Keep only the lines from the top of the listing through the one with "-0.54, -0.60, -0.64];", and reproduce them unaltered.

* DATASET EXTRACT:
###

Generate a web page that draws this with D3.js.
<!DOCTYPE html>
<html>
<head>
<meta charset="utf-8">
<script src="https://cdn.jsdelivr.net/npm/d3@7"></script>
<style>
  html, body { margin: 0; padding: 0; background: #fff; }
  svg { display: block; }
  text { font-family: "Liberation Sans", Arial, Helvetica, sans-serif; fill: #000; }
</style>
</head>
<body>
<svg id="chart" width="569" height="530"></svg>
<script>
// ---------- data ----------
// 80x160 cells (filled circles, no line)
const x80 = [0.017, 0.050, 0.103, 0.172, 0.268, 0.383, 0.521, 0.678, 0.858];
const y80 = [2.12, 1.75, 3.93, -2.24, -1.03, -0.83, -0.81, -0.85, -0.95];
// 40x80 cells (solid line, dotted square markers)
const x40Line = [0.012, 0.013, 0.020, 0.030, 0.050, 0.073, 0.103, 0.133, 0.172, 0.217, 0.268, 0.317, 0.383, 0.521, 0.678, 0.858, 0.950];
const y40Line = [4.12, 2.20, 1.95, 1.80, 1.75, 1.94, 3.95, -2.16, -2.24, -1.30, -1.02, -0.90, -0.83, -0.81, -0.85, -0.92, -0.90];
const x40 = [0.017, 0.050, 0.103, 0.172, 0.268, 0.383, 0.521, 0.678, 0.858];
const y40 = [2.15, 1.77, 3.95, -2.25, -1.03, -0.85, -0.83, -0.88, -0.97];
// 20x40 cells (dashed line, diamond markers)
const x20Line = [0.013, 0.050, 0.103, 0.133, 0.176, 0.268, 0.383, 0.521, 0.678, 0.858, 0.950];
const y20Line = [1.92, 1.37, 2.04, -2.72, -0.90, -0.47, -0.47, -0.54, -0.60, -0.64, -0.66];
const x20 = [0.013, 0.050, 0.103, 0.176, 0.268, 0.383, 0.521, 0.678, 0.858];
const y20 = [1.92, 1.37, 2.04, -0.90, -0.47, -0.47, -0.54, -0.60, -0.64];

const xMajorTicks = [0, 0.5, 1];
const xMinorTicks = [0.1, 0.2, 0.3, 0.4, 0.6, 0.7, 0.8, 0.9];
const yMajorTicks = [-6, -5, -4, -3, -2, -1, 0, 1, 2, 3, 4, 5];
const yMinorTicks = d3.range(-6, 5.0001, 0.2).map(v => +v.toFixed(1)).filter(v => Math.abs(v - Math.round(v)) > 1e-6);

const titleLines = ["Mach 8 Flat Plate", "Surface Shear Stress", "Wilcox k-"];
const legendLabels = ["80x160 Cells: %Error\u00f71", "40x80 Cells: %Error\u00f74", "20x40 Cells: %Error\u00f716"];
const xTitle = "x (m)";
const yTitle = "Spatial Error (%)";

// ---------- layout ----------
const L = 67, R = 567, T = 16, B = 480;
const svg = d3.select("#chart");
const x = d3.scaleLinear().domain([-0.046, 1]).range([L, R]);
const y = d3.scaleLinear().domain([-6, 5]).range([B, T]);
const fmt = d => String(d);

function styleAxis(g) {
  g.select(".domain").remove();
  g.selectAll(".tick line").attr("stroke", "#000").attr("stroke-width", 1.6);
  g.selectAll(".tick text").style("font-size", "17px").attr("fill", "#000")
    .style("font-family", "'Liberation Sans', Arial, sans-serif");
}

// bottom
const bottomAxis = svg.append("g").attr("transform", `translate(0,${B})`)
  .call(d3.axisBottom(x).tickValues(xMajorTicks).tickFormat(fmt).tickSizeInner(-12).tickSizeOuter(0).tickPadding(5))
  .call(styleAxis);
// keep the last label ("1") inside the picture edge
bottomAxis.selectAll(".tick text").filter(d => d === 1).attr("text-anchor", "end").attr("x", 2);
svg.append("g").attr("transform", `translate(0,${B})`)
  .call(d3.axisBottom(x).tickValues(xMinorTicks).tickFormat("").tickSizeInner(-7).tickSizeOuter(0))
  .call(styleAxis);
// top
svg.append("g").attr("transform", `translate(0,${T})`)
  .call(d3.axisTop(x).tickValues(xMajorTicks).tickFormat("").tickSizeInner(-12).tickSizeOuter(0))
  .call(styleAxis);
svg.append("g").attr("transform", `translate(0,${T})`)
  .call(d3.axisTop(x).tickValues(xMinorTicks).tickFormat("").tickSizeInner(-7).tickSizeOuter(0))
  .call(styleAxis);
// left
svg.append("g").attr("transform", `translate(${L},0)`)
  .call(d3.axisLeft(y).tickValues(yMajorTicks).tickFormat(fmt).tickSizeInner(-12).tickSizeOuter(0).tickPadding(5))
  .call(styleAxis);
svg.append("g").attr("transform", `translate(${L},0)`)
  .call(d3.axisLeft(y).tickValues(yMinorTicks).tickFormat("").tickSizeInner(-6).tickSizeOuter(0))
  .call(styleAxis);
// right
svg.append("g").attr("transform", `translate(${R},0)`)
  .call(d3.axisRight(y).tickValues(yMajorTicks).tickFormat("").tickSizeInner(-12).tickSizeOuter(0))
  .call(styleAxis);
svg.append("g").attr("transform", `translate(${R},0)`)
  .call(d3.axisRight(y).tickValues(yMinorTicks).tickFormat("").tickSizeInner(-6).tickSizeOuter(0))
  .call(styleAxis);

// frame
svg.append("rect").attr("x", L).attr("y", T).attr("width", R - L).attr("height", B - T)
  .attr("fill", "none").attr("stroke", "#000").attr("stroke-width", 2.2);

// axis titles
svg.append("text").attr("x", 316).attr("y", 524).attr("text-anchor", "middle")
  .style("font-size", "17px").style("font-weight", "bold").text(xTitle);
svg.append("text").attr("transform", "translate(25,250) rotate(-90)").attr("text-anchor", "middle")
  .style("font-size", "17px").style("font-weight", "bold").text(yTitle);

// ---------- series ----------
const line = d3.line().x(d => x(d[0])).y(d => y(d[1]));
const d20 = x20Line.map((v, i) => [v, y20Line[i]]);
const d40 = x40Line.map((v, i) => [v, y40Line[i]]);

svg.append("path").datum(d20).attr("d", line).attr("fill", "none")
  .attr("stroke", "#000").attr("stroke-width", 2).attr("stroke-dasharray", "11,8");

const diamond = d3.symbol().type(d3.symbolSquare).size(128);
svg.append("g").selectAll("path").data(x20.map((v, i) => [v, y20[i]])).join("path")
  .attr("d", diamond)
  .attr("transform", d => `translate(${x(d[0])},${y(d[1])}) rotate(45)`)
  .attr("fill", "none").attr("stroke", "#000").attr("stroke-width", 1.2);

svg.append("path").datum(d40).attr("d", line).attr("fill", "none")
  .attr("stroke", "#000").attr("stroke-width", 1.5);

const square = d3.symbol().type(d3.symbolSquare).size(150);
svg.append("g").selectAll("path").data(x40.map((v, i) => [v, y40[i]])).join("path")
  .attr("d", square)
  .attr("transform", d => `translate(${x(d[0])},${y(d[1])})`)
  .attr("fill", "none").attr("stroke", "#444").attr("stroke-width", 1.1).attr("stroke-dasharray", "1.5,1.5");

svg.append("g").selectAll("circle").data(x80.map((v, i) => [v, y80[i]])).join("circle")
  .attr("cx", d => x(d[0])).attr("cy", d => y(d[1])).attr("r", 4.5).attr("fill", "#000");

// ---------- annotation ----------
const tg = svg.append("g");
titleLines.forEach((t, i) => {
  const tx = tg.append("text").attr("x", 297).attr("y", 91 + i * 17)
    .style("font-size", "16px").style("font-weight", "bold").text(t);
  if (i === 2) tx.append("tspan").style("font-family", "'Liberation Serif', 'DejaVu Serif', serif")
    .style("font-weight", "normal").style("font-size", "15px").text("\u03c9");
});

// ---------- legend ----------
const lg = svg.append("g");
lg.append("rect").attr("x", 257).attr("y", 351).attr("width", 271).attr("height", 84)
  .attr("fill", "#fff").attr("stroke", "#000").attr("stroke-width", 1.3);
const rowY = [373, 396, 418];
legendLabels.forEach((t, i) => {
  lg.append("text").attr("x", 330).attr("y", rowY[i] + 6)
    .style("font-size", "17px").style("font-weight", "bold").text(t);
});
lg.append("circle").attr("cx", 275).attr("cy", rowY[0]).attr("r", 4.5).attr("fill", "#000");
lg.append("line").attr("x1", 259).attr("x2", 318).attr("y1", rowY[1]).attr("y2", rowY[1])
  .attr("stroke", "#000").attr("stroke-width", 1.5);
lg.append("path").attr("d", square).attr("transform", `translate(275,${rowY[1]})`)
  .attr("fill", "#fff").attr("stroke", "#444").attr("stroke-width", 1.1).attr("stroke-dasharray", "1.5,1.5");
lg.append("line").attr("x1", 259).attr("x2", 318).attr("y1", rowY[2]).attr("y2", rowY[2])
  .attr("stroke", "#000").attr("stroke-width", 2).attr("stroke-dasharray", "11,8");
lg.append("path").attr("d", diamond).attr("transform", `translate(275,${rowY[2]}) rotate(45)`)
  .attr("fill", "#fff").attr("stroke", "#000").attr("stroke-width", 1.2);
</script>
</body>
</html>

###

* ANSWER:
Generate a web page that draws this with D3.js.
<!DOCTYPE html>
<html>
<head>
<meta charset="utf-8">
<script src="https://cdn.jsdelivr.net/npm/d3@7"></script>
<style>
  html, body { margin: 0; padding: 0; background: #fff; }
  svg { display: block; }
  text { font-family: "Liberation Sans", Arial, Helvetica, sans-serif; fill: #000; }
</style>
</head>
<body>
<svg id="chart" width="569" height="530"></svg>
<script>
// ---------- data ----------
// 80x160 cells (filled circles, no line)
const x80 = [0.017, 0.050, 0.103, 0.172, 0.268, 0.383, 0.521, 0.678, 0.858];
const y80 = [2.12, 1.75, 3.93, -2.24, -1.03, -0.83, -0.81, -0.85, -0.95];
// 40x80 cells (solid line, dotted square markers)
const x40Line = [0.012, 0.013, 0.020, 0.030, 0.050, 0.073, 0.103, 0.133, 0.172, 0.217, 0.268, 0.317, 0.383, 0.521, 0.678, 0.858, 0.950];
const y40Line = [4.12, 2.20, 1.95, 1.80, 1.75, 1.94, 3.95, -2.16, -2.24, -1.30, -1.02, -0.90, -0.83, -0.81, -0.85, -0.92, -0.90];
const x40 = [0.017, 0.050, 0.103, 0.172, 0.268, 0.383, 0.521, 0.678, 0.858];
const y40 = [2.15, 1.77, 3.95, -2.25, -1.03, -0.85, -0.83, -0.88, -0.97];
// 20x40 cells (dashed line, diamond markers)
const x20Line = [0.013, 0.050, 0.103, 0.133, 0.176, 0.268, 0.383, 0.521, 0.678, 0.858, 0.950];
const y20Line = [1.92, 1.37, 2.04, -2.72, -0.90, -0.47, -0.47, -0.54, -0.60, -0.64, -0.66];
const x20 = [0.013, 0.050, 0.103, 0.176, 0.268, 0.383, 0.521, 0.678, 0.858];
const y20 = [1.92, 1.37, 2.04, -0.90, -0.47, -0.47, -0.54, -0.60, -0.64];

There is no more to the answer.